Alberta Fish and Game Association
- Abbreviation: AFGA
- Formation: 1908
- Type: Charitable organization
- Purpose: Fish and wildlife conservation
- Headquarters: Alberta, Canada
- Membership: Over 20,000 members (October 2021)
- Website: www.albertawildlifefederation.ca

= Alberta Fish and Game Association =

Conservation charitable organization in Alberta, Canada

The Alberta Fish and Game Association ("AFGA") is a charitable organization dedicated to fish and wildlife conservation in the Canadian province of Alberta. The AFGA was founded in 1908 when a group of anglers and hunters first met in Calgary, Alberta. As of October 20, 2021, the organization has over 20,000 members.

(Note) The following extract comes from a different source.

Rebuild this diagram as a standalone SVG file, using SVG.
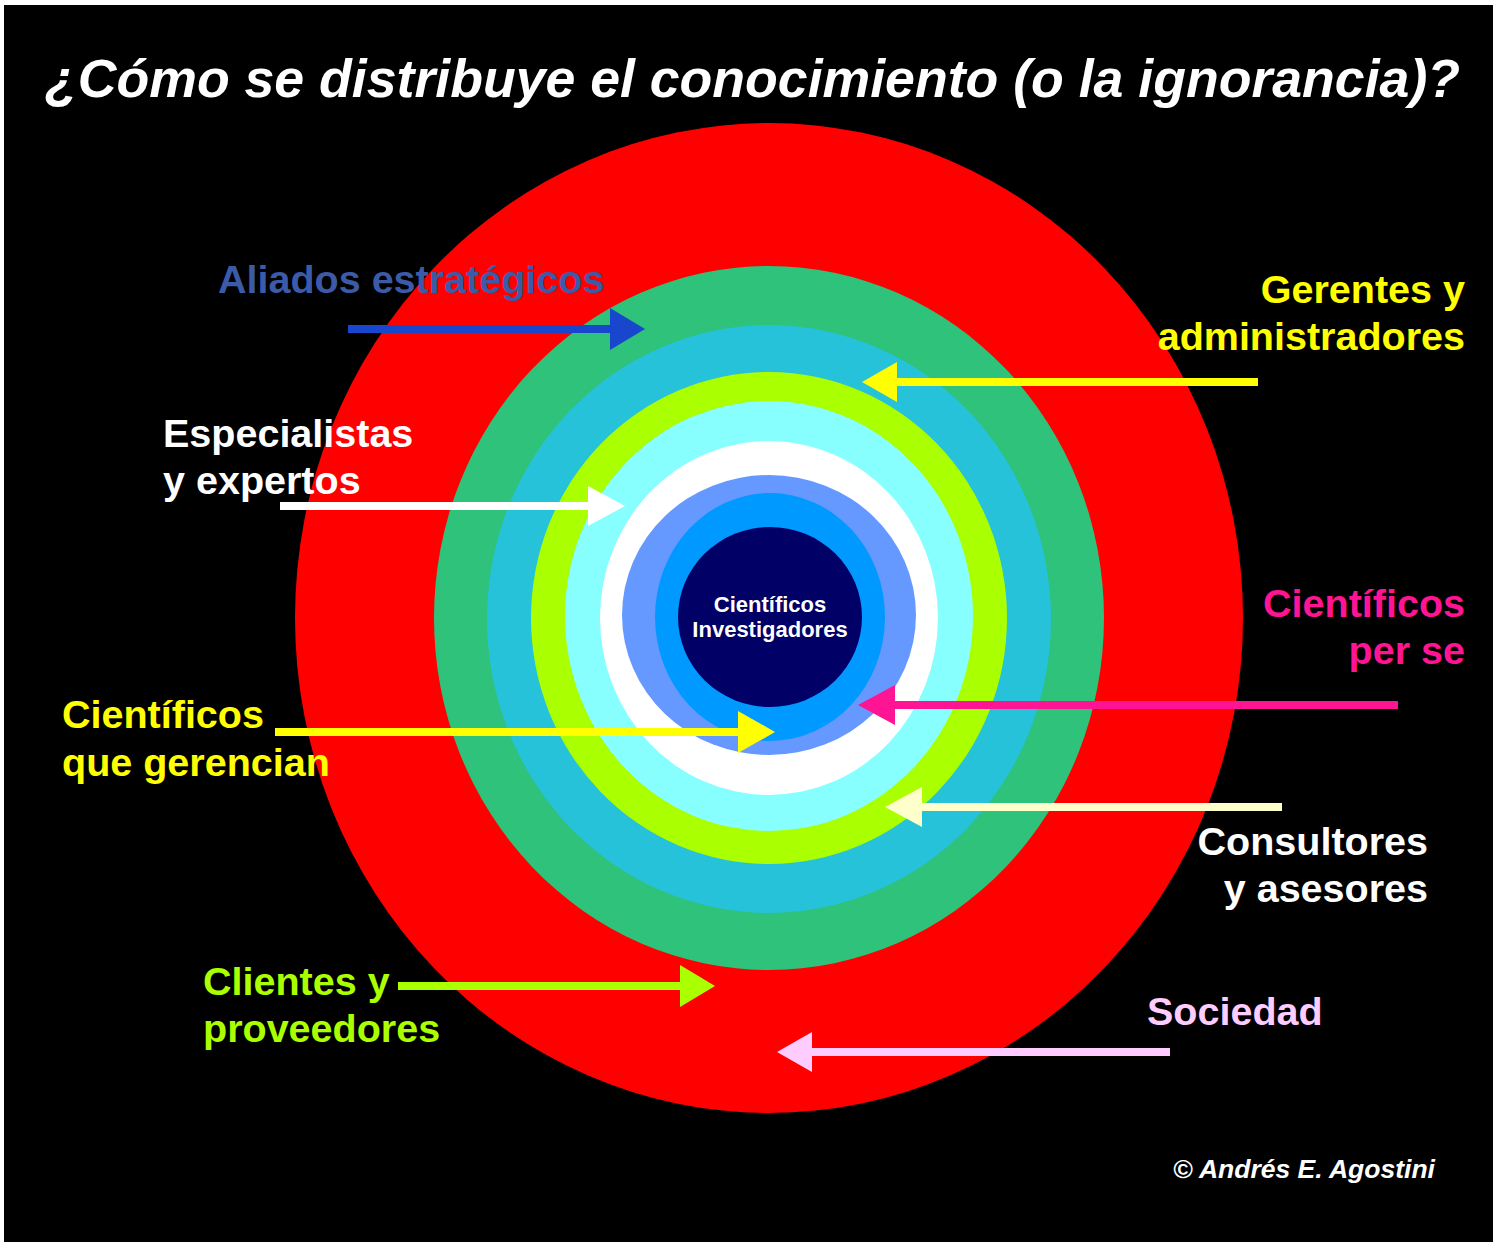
<svg xmlns="http://www.w3.org/2000/svg" width="1498" height="1247" viewBox="0 0 1498 1247">
  <style>
    .lbl { font-family: "Liberation Sans", Arial, sans-serif; font-weight: bold; font-size: 39.5px; }
    .title { font-family: "Liberation Sans", Arial, sans-serif; font-weight: bold; font-style: italic; font-size: 54px; fill: #ffffff; }
    .copy { font-family: "Liberation Sans", Arial, sans-serif; font-weight: bold; font-style: italic; font-size: 26.5px; fill: #ffffff; }
    .core { font-family: "Liberation Sans", Arial, sans-serif; font-weight: bold; font-size: 22px; fill: #ffffff; }
    .end { text-anchor: end; }
  </style>
  <rect x="0" y="0" width="1498" height="1247" fill="#ffffff"/>
  <rect x="4" y="5" width="1489" height="1237" fill="#000000"/>

  <text class="title" x="45" y="97" textLength="1415" lengthAdjust="spacingAndGlyphs">¿Cómo se distribuye el conocimiento (o la ignorancia)?</text>

  <g id="rings">
    <ellipse cx="769" cy="618" rx="474" ry="495" fill="#ff0000"/>
    <ellipse cx="769" cy="618" rx="335" ry="352" fill="#2ec27a"/>
    <ellipse cx="769" cy="619" rx="282" ry="294" fill="#26c2d9"/>
    <ellipse cx="769" cy="618" rx="238" ry="246" fill="#aaff00"/>
    <ellipse cx="769" cy="616" rx="204" ry="215" fill="#88ffff"/>
    <ellipse cx="769" cy="618" rx="169" ry="177" fill="#ffffff"/>
    <ellipse cx="769" cy="615" rx="147" ry="140" fill="#6699ff"/>
    <ellipse cx="770" cy="617" rx="115" ry="124" fill="#0099ff"/>
    <ellipse cx="770" cy="617" rx="92" ry="90" fill="#000066"/>
  </g>

  <g id="node-core">
    <text class="core" x="770" y="612" text-anchor="middle">Científicos</text>
    <text class="core" x="770" y="637" text-anchor="middle">Investigadores</text>
  </g>

  <g id="connectors">
    <g id="arrow-aliados" fill="#1846cc">
      <rect x="348" y="325" width="264" height="8"/>
      <polygon points="610,308 645,329 610,350"/>
    </g>
    <g id="arrow-gerentes" fill="#ffff00">
      <rect x="895" y="378" width="363" height="8"/>
      <polygon points="897,362 862,382 897,402"/>
    </g>
    <g id="arrow-especialistas" fill="#ffffff">
      <rect x="280" y="502" width="310" height="8"/>
      <polygon points="588,486 625,506 588,526"/>
    </g>
    <g id="arrow-perse" fill="#ff1493">
      <rect x="893" y="701" width="505" height="8"/>
      <polygon points="895,685 858,705 895,725"/>
    </g>
    <g id="arrow-gerencian" fill="#ffff00">
      <rect x="275" y="728" width="465" height="8"/>
      <polygon points="738,711 775,732 738,753"/>
    </g>
    <g id="arrow-consultores" fill="#ffffcc">
      <rect x="920" y="803" width="362" height="8"/>
      <polygon points="922,787 885,807 922,827"/>
    </g>
    <g id="arrow-clientes" fill="#aaff00">
      <rect x="398" y="982" width="284" height="8"/>
      <polygon points="680,965 715,986 680,1007"/>
    </g>
    <g id="arrow-sociedad" fill="#ffccff">
      <rect x="810" y="1048" width="360" height="8"/>
      <polygon points="812,1032 777,1052 812,1072"/>
    </g>
  </g>

  <g id="node-aliados">
    <text class="lbl" x="218" y="293" fill="#3b5ba9">Aliados estratégicos</text>
  </g>
  <g id="node-gerentes">
    <text class="lbl end" x="1465" y="303" fill="#ffff00">Gerentes y</text>
    <text class="lbl end" x="1465" y="350" fill="#ffff00">administradores</text>
  </g>
  <g id="node-especialistas">
    <text class="lbl" x="163" y="447" fill="#ffffff">Especialistas</text>
    <text class="lbl" x="163" y="494" fill="#ffffff">y expertos</text>
  </g>
  <g id="node-perse">
    <text class="lbl end" x="1465" y="617" fill="#ff1493">Científicos</text>
    <text class="lbl end" x="1465" y="664" fill="#ff1493">per se</text>
  </g>
  <g id="node-gerencian">
    <text class="lbl" x="62" y="728" fill="#ffff00">Científicos</text>
    <text class="lbl" x="62" y="776" fill="#ffff00">que gerencian</text>
  </g>
  <g id="node-consultores">
    <text class="lbl end" x="1428" y="855" fill="#ffffff">Consultores</text>
    <text class="lbl end" x="1428" y="902" fill="#ffffff">y asesores</text>
  </g>
  <g id="node-clientes">
    <text class="lbl" x="203" y="995" fill="#aaff00">Clientes y</text>
    <text class="lbl" x="203" y="1042" fill="#aaff00">proveedores</text>
  </g>
  <g id="node-sociedad">
    <text class="lbl" x="1147" y="1025" fill="#ffccff">Sociedad</text>
  </g>

  <text class="copy" x="1173" y="1178">© Andrés E. Agostini</text>
</svg>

The AFGA is a founding member of a number of sister conservation organizations. In 1962, along with representatives of the 9 other provinces, it helped found the Canadian Wildlife Federation (CWF). At the time it was felt that the organized hunters and anglers of Canada needed a national organization that would represent conservation. Today, it is still only the AFGA and its sister organizations from across Canada that constitute voting members of the CWF, although a significant amount of funds are raised from non-voting members.

In 1997, the AFGA was instrumental in the founding of the Alberta Conservation Association (ACA). The ACA acts as a delegated administration organization at arm's length from government, and administers funds received primarily from the sale of hunting and fishing licenses. At the time, the provincial government was going through a significant reorganization, and $18 million that were in a designated fund for conservation were being threatened to be absorbed by the provincial Treasurer. As a representative of the hunters and anglers who pay into this fund, the AFGA continues to be involved with the ACA.